— Begin Collected material —

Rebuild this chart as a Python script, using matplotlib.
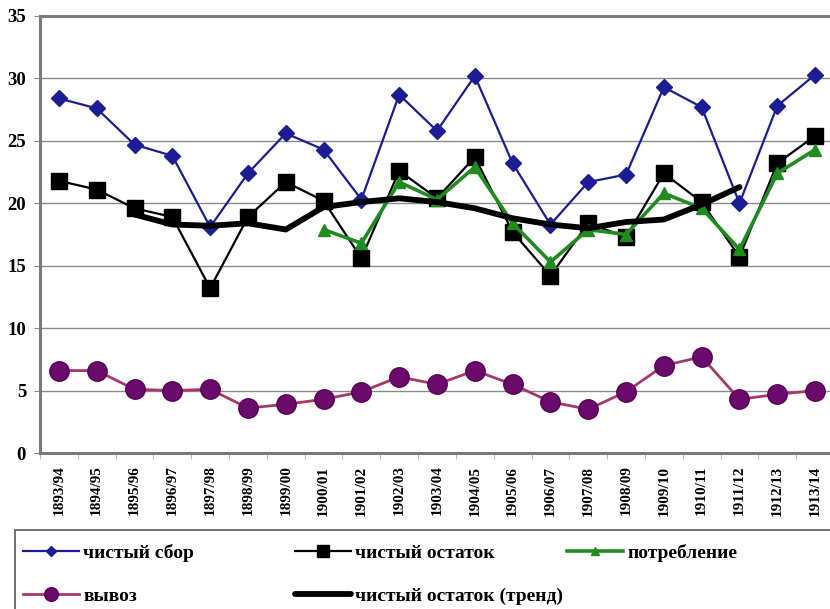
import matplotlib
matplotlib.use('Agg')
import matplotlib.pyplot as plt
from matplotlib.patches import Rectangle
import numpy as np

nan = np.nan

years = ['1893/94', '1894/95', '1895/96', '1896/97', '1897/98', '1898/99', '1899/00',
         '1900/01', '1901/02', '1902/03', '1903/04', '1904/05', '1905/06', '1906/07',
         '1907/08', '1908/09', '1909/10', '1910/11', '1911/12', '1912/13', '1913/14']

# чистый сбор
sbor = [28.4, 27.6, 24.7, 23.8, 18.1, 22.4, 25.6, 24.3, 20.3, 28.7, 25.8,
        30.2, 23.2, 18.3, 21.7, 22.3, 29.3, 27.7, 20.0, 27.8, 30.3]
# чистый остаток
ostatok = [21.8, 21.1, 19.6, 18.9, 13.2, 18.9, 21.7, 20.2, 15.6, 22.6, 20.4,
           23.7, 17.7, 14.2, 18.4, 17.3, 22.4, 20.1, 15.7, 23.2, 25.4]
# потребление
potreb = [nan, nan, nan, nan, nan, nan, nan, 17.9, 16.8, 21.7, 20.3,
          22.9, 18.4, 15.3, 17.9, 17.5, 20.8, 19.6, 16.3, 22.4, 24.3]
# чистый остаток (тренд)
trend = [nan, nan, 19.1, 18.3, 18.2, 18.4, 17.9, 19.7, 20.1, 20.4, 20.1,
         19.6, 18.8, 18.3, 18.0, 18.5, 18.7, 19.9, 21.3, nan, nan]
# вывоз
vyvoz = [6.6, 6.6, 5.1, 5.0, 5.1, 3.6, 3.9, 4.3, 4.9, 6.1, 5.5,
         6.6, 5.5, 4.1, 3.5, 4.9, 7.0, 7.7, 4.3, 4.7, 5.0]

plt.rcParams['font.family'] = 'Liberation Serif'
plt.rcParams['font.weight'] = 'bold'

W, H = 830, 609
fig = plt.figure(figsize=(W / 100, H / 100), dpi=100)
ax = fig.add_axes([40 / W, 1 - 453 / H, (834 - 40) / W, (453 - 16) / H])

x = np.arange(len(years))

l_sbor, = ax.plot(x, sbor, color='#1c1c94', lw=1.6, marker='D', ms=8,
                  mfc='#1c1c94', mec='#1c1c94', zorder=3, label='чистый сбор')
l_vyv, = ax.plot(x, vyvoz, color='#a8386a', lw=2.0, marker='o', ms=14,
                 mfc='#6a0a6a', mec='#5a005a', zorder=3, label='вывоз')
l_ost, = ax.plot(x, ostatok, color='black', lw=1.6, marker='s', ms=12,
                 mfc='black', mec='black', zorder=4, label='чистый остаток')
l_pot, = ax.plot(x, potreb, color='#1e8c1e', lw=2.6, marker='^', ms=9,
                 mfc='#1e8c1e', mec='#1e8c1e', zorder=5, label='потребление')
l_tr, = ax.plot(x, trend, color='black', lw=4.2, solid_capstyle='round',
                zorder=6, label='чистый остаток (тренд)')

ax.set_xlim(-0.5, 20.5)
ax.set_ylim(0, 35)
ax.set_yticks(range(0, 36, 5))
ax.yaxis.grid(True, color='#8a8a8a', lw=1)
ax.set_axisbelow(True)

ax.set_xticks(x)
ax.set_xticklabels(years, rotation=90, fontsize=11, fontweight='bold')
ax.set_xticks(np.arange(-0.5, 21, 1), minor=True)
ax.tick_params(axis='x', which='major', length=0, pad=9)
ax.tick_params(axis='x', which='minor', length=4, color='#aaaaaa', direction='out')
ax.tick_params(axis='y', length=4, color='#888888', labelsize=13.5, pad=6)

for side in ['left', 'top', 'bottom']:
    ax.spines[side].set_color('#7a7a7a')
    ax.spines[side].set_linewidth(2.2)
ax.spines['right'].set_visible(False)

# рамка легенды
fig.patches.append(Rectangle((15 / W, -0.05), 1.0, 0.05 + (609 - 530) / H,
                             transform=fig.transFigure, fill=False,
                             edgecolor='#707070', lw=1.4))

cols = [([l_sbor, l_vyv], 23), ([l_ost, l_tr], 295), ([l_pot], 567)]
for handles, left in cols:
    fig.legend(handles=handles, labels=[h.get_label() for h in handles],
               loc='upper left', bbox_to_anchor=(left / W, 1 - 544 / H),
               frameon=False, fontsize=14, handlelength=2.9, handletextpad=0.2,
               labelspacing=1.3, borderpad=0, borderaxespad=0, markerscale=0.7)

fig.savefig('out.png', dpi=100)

— End Collected material —

Requirements = Would you reproduce the lines above, from the very first through the line containing "nan = np.nan", exactly and without the pictures?

Answer to the task =
Rebuild this chart as a Python script, using matplotlib.
import matplotlib
matplotlib.use('Agg')
import matplotlib.pyplot as plt
from matplotlib.patches import Rectangle
import numpy as np

nan = np.nan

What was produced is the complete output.